BEIRUT: The Higher Defense Council promised swift action Wednesday against a wave of kidnappings as authorities announced that progress had been made in recent cases.
The news came as Nazih Nassar, who was abducted around one month ago, was released in the Bekaa Valley. The National News Agency said a jeep dumped Nassar on the road at the entrance to the village of Brital and sped off.
The NNA said Nassar made it safely home and denied that a ransom had been paid for his release. He was abducted in the town of Torbol and media reports indicated that the family was asked to pay a $2 million, non-negotiable ransom.
The Army said its Intelligence Unit thwarted two kidnapping attempts over the weekend after it tracked down two gangs and raided their homes, while the Internal Security Forces announced five other suspects in recent kidnappings were arrested by the police this month.
The Army issued a statement that said Musa Ali Harb was allegedly involved in a plot to kidnap a Lebanese expatriate visiting the country.
“After receiving information that Musa Ali Harb was planning to kidnap an expatriate named Ali Sabah, an Army unit then raided Harb’s residence in Beirut and detained him on Feb. 23,” the statement said, adding that the arrest had been made after closely monitoring Harb’s movements.
The statement also said an Army intelligence unit had foiled another kidnapping attempt that was being allegedly planned by a Syrian man identified as Ziad Abidine al-Jamal.
Jamal, who was arrested in the Zahirieh neighborhood of Tripoli, was working with accomplices to kidnap the son of the owner of Al-Mir Bakeries in Tripoli, the statement said.
It added that the gang was planning to demand $1 million in ransom.
The army said it was pursuing leads in order to arrest any accomplices in the two cases.
For its part, the ISF said three suspects in the abduction of 66-year-old Najib Youssef Youssef had been arrested in the southern city of Tyre. Youssef was kidnapped earlier this month and released five days later. The kidnappers had demanded $3 million for his release, but it wasn’t known how much money was paid to win his release.
Two suspects in the case, who were identified only by their initials, were arrested last Tuesday and the third last Friday, the ISF said.
The statement added that the ISF arrested Tuesday two other individuals believed to be involved in the kidnapping of a Syrian man, Ayman Badr Sabbagh, earlier this month.
“During interrogations with the arrested men, they admitted that they carried out the kidnapping with the help of others,” the statement said.
A wave of kidnappings over the past two years began by targeting wealthy businesspeople, and has recently seen the children of well-off individuals targeted by criminals. The latest incident was the abduction of a 12-year-old boy outside his house in a Beirut neighborhood. The boy was released days later after his family reportedly paid a $250,000 ransom.
Security sources told The Daily Star that the Internal Security Forces and the Army had identified at least 30 suspects involved in acts of kidnapping.

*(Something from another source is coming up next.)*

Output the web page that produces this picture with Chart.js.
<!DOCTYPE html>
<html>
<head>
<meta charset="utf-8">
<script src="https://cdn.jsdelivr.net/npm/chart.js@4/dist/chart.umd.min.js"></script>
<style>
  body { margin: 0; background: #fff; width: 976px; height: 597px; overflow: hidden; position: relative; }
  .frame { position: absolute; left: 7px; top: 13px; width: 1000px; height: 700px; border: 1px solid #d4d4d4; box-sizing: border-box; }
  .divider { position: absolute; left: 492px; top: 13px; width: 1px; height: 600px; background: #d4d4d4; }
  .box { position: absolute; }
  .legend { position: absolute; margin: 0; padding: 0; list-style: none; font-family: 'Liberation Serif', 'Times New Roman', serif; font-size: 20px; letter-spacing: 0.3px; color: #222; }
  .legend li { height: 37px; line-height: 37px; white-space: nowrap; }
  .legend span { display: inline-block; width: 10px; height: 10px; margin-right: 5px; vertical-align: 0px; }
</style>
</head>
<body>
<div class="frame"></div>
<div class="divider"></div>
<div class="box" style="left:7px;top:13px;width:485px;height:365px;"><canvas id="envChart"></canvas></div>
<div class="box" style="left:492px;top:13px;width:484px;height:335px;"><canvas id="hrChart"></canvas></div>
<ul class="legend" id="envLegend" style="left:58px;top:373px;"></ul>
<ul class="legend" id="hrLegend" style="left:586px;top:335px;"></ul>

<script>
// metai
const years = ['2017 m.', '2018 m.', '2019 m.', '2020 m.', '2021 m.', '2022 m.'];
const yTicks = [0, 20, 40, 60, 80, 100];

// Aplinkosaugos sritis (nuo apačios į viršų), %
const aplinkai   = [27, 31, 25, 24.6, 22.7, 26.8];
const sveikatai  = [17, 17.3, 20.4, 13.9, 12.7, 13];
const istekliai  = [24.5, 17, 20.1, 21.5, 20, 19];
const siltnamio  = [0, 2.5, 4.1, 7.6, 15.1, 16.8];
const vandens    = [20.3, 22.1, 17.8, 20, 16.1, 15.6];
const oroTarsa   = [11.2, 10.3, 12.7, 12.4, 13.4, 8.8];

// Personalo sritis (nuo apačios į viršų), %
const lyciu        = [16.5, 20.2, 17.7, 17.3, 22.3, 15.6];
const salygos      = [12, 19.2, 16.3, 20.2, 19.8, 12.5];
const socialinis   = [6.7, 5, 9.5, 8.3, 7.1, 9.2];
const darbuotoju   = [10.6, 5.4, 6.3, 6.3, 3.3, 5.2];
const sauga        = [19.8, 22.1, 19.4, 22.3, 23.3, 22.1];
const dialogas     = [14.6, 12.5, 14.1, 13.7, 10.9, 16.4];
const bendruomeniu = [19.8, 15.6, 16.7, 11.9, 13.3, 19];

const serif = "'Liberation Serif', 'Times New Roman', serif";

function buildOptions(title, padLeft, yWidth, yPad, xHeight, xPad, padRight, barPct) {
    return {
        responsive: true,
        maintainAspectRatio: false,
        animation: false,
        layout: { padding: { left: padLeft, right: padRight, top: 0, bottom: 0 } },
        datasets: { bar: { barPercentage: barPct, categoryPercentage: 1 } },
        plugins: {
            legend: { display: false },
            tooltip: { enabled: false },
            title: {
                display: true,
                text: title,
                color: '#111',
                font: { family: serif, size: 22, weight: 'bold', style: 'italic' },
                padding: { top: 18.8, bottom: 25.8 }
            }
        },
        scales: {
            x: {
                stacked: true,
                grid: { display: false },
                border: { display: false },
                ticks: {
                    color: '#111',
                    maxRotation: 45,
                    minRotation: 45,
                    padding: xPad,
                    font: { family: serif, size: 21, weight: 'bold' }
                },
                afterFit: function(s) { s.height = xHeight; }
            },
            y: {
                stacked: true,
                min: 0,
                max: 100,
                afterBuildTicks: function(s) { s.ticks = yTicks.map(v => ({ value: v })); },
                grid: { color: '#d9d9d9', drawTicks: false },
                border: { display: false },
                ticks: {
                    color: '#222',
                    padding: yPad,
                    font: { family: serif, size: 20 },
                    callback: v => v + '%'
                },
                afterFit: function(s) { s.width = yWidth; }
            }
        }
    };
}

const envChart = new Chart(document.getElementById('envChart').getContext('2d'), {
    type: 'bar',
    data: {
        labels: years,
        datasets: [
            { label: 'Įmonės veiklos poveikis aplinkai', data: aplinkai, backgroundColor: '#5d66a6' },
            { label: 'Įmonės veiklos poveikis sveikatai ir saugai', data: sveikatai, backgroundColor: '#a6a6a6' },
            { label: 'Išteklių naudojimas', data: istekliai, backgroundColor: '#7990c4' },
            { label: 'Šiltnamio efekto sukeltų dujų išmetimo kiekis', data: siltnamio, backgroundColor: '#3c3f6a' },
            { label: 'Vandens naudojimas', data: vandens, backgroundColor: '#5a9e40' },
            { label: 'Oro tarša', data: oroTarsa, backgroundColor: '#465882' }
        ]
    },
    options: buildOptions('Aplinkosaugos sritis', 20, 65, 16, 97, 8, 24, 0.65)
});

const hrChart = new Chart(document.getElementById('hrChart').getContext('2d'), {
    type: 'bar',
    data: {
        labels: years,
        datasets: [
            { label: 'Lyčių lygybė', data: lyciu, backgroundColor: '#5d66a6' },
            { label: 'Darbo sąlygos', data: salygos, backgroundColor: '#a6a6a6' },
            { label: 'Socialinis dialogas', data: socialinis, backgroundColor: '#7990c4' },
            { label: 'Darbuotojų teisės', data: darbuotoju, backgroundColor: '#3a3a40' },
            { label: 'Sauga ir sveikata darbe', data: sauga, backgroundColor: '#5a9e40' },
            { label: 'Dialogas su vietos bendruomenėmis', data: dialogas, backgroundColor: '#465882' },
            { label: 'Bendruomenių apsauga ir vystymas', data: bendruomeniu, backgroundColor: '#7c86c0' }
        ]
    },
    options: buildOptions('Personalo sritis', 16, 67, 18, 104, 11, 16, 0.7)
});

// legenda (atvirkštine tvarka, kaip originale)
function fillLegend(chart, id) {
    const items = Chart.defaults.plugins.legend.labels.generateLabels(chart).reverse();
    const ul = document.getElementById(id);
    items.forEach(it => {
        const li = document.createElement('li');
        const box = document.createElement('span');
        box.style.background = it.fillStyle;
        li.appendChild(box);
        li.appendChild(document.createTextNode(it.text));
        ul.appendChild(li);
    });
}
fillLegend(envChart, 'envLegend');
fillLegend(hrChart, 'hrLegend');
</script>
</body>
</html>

The sources said that Army officials briefed participants in Wednesday’s session of the Higher Defense Council about a total of 37 suspects who are being sought by the authorities.
According to the sources, President Michel Sleiman urged the Army and senior security officials to bring the suspects to justice as soon as possible.
“Sleiman said during the meeting that whoever the kidnappers are and wherever they are from, they should be arrested at all costs,” a source said.
The Higher Defense Council said it also discussed Israeli violations of national sovereignty and incidents of “unrest” in the northeast of the country, as security bodies and ministries were instructed to deal with the threats.
Meanwhile, Lebanese leaders denounced the spate of kidnappings and called on citizens throughout the country to help the security forces arrest the perpetrators.
In a televised speech Wednesday, Hezbollah leader Sayyed Hasan Nasrallah called the rash of kidnappings a “dangerous precedent.”
“We will not give anyone involved in kidnappings political cover and shelter,” Nasrallah said. “There are no streets and regions that are closed to the police and I call on all citizens to help them to catch the kidnappers,” he added. “Such money is the worst kind of money, it is fully rejected because it destroys homes, families and the country.”